Quote:
Originally Posted by Artha
I have 0.4.2 and try to do by hand a book from PDF to ePub. I have changed the file to barebones HTML and will attach a CSS file later. Now, things should be nice and clean with only the HTML tags and nothing more.
Yet when I hit „Generate TOC from headings” an id="heading_id_2" or id="heading_id_3" is attached to the headings. Why is that?
And can it be disabled?
|
You don't need the id="heading_id_2" if each chapter is a separate file. All you do in the NCX is call the file you want for each chapter entry without needing the # anchor.

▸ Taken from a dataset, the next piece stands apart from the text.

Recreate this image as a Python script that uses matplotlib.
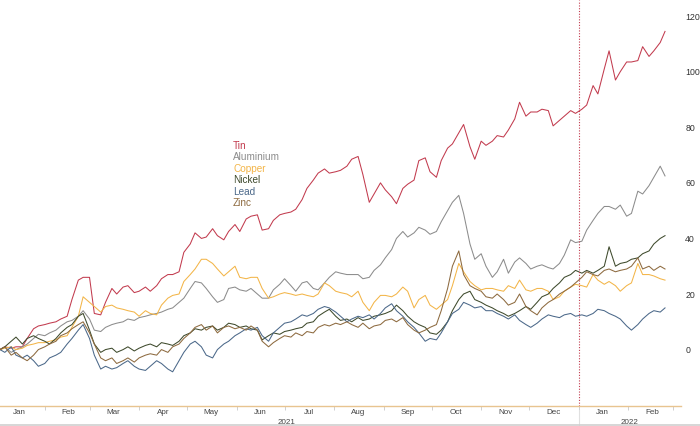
import matplotlib
matplotlib.use("Agg")
import matplotlib.pyplot as plt
import matplotlib.dates as mdates
from matplotlib.lines import Line2D
import pandas as pd

plt.rcParams['font.family'] = ['Liberation Sans Narrow', 'Liberation Sans', 'DejaVu Sans']

# twice-weekly samples (Mon/Thu), % change since start of 2021
dates = pd.date_range('2021-01-04', '2022-02-24', freq='W-MON').union(
    pd.date_range('2021-01-04', '2022-02-24', freq='W-THU'))

tin = [0, 1, 0.5, 1, 1, 4, 7.5, 8.5, 9, 9.5,
       10, 11, 12, 18, 25, 26, 26, 13, 12.5, 17,
       22, 20, 22.5, 23, 20.5, 21, 22.5, 21, 23, 25.5,
       27, 27, 28, 35, 38, 42, 40, 40.5, 43.5, 41,
       39.5, 42.5, 45, 42.5, 47, 48, 48.5, 43, 43.5, 46.5,
       48.5, 49, 49.5, 50.5, 54, 58, 61, 63.5, 65, 63.5,
       64, 64.5, 66, 68.5, 69.5, 63, 53, 56, 60, 57.5,
       55, 52.5, 58, 59.5, 61, 68, 69, 64, 62, 68,
       72.5, 74, 78, 81, 73, 68.5, 75, 73.5, 75, 77,
       76.5, 79, 83, 89, 84, 85.5, 85.5, 86.5, 86, 80.5,
       82.5, 84, 86, 85, 86.5, 88, 95, 92, 101, 107.5,
       97, 100, 103.5, 103.5, 104, 109, 105.5, 107.5, 110.5, 114.5]

aluminium = [0, 1, -1, 0, 1, 2, 4, 5.5, 5, 6,
             7, 8.5, 10, 10.5, 12, 14, 11, 7, 6.5, 8,
             9, 9.5, 10, 11, 10.5, 11.5, 12, 12.5, 13, 13.5,
             14.5, 15, 17, 18.5, 22, 24.5, 24, 22, 19, 17,
             18, 22, 22.5, 21.5, 21, 22, 20, 18.5, 18.5, 21.5,
             23.5, 25.5, 23, 21, 24, 24.5, 22, 21.5, 24, 26,
             28, 27.5, 27, 27, 27, 25.5, 26, 28.5, 30.5, 33,
             36, 40, 42.5, 40.5, 42, 44, 43, 41.5, 42.5, 46,
             50, 53, 55.5, 49, 38, 32.5, 34.5, 30, 26, 28,
             32.5, 27.5, 31.5, 33, 31, 29, 30, 30.5, 29.5, 29,
             31, 34, 39.5, 38.5, 39, 43, 46.5, 49, 51.5, 51.5,
             50.5, 52, 48, 49, 57, 56, 59, 62, 66, 62.5]

copper = [0, 0.5, 1, 0, 0.5, 1.5, 2, 2.5, 2.5, 3,
          3.5, 4.5, 5, 8, 12, 19, 17, 15.5, 13.5, 15.5,
          16, 15, 14.5, 14, 13.5, 12, 14, 13, 12.5, 16,
          18.5, 19.5, 20, 24.5, 27, 29, 32.5, 32.5, 31, 29,
          26.5, 28, 30, 26, 25.5, 26, 26, 22, 18.5, 19,
          20, 20.5, 20, 19.5, 20, 19.5, 19, 20, 24, 23,
          21, 20.5, 20, 19, 21, 17, 14, 17, 19.5, 19.5,
          19, 20, 22.5, 21, 15, 18, 19.5, 16, 14.5, 16,
          18, 23, 31, 28, 24.5, 23, 21.5, 22, 22, 21.5,
          21, 23, 22, 25, 21.5, 21, 22, 22, 21, 18,
          19, 21, 22.5, 23.5, 23, 22.5, 27, 25, 23.5, 24.5,
          23, 21, 23, 24, 31, 27, 27, 26.5, 25.5, 25]

nickel = [0, 1, 3, 4.5, 2, 4, 5, 4, 3, 2,
          4, 6, 8, 9, 12, 13, 7, 2, -1, 0,
          0.5, -1, 0, 1, -0.5, 0.5, 1.5, 2, 1, 2.5,
          2, 1.5, 3, 5, 6, 7.5, 7, 8, 8.5, 7,
          8, 9.5, 9, 8, 8.5, 7.5, 7, 3.5, 5, 6,
          5.5, 6.5, 7, 7.5, 8, 9.5, 10, 12, 13.5, 14.5,
          12, 10.5, 11, 10, 11.5, 10.5, 11, 12, 12.5, 13,
          14, 16, 14, 12, 10, 9, 8, 6, 5.5, 7,
          10, 14, 18, 20, 21, 18, 17, 16, 15, 14,
          13, 12, 13, 14, 15.5, 14.5, 17, 19, 20, 22,
          24, 26, 27, 28.5, 27.5, 28.5, 27.5, 28.5, 30, 37,
          30, 31, 31.5, 32.5, 33, 34.5, 35.5, 38, 40, 41]

lead = [0, -1, 1, -2, -3, -2, -4, -6, -5, -3,
        -2, -1, 2, 4, 7, 9, 4, -2, -7, -6,
        -7, -6.5, -5, -4, -6, -7, -7.5, -6, -4, -5,
        -7, -8, -4, -1, 2, 3, 1, -2, -3, 0,
        2, 3, 5, 6, 7.5, 7, 8, 5, 3, 6,
        8, 9.5, 10, 11, 12.5, 12, 13, 14.5, 15.5, 15,
        13.5, 12, 10, 11, 12, 11.5, 12.5, 11, 13, 15,
        16.5, 14, 12, 10, 8, 6, 3, 4, 3.5, 6,
        10, 13, 14.5, 17, 16, 15, 15.5, 14, 14, 13,
        12, 11, 12.5, 10.5, 9, 8, 9.5, 11, 12.5, 12,
        11.5, 12.5, 13, 12, 12.5, 12, 13, 14.5, 14, 13,
        12, 11, 8.5, 7, 9, 11, 13, 14, 13.5, 15]

zinc = [0, 1, -2, -1, -3, -4, -2, 0, 1, 2,
        3, 5, 6, 7.5, 9, 10, 6, 2, -3, -4,
        -3, -5, -4, -3, -4.5, -3, -2, -1.5, -2, 0,
        -1, 1, 2, 4, 6, 8, 9, 7, 8.5, 6,
        8, 8.5, 7.5, 8, 7, 8.5, 7, 3, 1, 2.5,
        4, 5, 4.5, 6, 5, 6.5, 6, 8, 9, 8.5,
        9.5, 9, 10, 9, 8, 9.5, 7.5, 8.5, 9, 10.5,
        11, 10, 11.5, 9, 7, 6, 7, 8, 9, 14,
        22, 30, 35.5, 27, 23, 22, 21, 19, 18.5, 20,
        18, 16, 17, 20, 15.5, 14, 12.5, 15, 17, 18,
        20, 21, 22.5, 24, 26, 28, 27, 26.5, 28.5, 29,
        28, 28.5, 29, 30, 33, 29, 30, 28.5, 30, 29]

names = ['Tin', 'Aluminium', 'Copper', 'Nickel', 'Lead', 'Zinc']
series = [tin, aluminium, copper, nickel, lead, zinc]
colors = ['#c23b4e', '#8c8c8c', '#f3b548', '#3e4a2c', '#4b6889', '#8d6a3f']

fig = plt.figure(figsize=(7, 4.26), dpi=100)
ax = fig.add_axes([0, 20 / 426, 681 / 700, 406 / 426])

for name, vals, c in zip(names, series, colors):
    ax.plot(dates, vals, color=c, lw=0.75, label=name)

ax.set_xlim(pd.Timestamp('2021-01-04'), pd.Timestamp('2022-03-06'))
ax.set_ylim(-20.3, 125.8)

ax.axvline(pd.Timestamp('2022-01-01'), color='#c23b4e', lw=0.8, ls=(0, (1, 1.5)))

for s in ['top', 'left', 'right']:
    ax.spines[s].set_visible(False)
ax.spines['bottom'].set_color('#e8c490')
ax.spines['bottom'].set_linewidth(1.0)

ax.yaxis.tick_right()
ax.set_yticks(range(0, 121, 20))
ax.tick_params(axis='y', length=0, pad=3, labelsize=6.3, labelcolor='#333333')

ax.xaxis.set_major_locator(mdates.MonthLocator())
ax.xaxis.set_major_formatter(plt.NullFormatter())
ax.xaxis.set_minor_locator(mdates.MonthLocator(bymonthday=16))
ax.xaxis.set_minor_formatter(mdates.DateFormatter('%b'))
ax.tick_params(axis='x', which='major', length=3, color='#c8c8c8', width=0.6)
ax.tick_params(axis='x', which='minor', length=0, pad=2.5, labelsize=5.8, labelcolor='#444444')

# year labels and separator under the axis
ax.text(pd.Timestamp('2021-07-02'), -0.04, '2021', transform=ax.get_xaxis_transform(),
        ha='center', va='center', fontsize=5.8, color='#444444')
ax.text(pd.Timestamp('2022-02-02'), -0.04, '2022', transform=ax.get_xaxis_transform(),
        ha='center', va='center', fontsize=5.8, color='#444444')
ax.add_line(Line2D([pd.Timestamp('2022-01-01')] * 2, [-0.01, -0.05],
                   transform=ax.get_xaxis_transform(), clip_on=False,
                   color='#e0e0e0', lw=0.8))
fig.add_artist(Line2D([0, 1], [1 / 426, 1 / 426], color='#d0d0d0', lw=1.2))

leg = ax.legend(loc='upper left', bbox_to_anchor=(233 / 681, 1 - 141 / 406),
                frameon=False, handlelength=0, handletextpad=0, borderpad=0,
                borderaxespad=0, labelspacing=0.14, fontsize=7.2, labelcolor='linecolor')
for h in leg.legend_handles:
    h.set_visible(False)

fig.savefig('out.png', dpi=100, facecolor='white')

What I do is use regex to strip it. I would search for od="heading_id_[0-9]*" and replace with nothing. This works in Notepad++. I've not tried it in Sigil so I do not know if that regex would work. Someone may be able to fix it if it's incorrect.
Quote:
Originally Posted by Artha
Weird. Why would Calibre use span, or <i>, when there's <em> for that?
|
Because that's what is in the HTML generated from the PDF.
I've seen code from some conversions were there was something like <p class=para"><span>text of the book</span></p> in every line and it got worse with italics. I was able to regex remove most of it and then manually remove it for every line that had italics.
With Calibre, a lot of the oddities are in the source fed to it.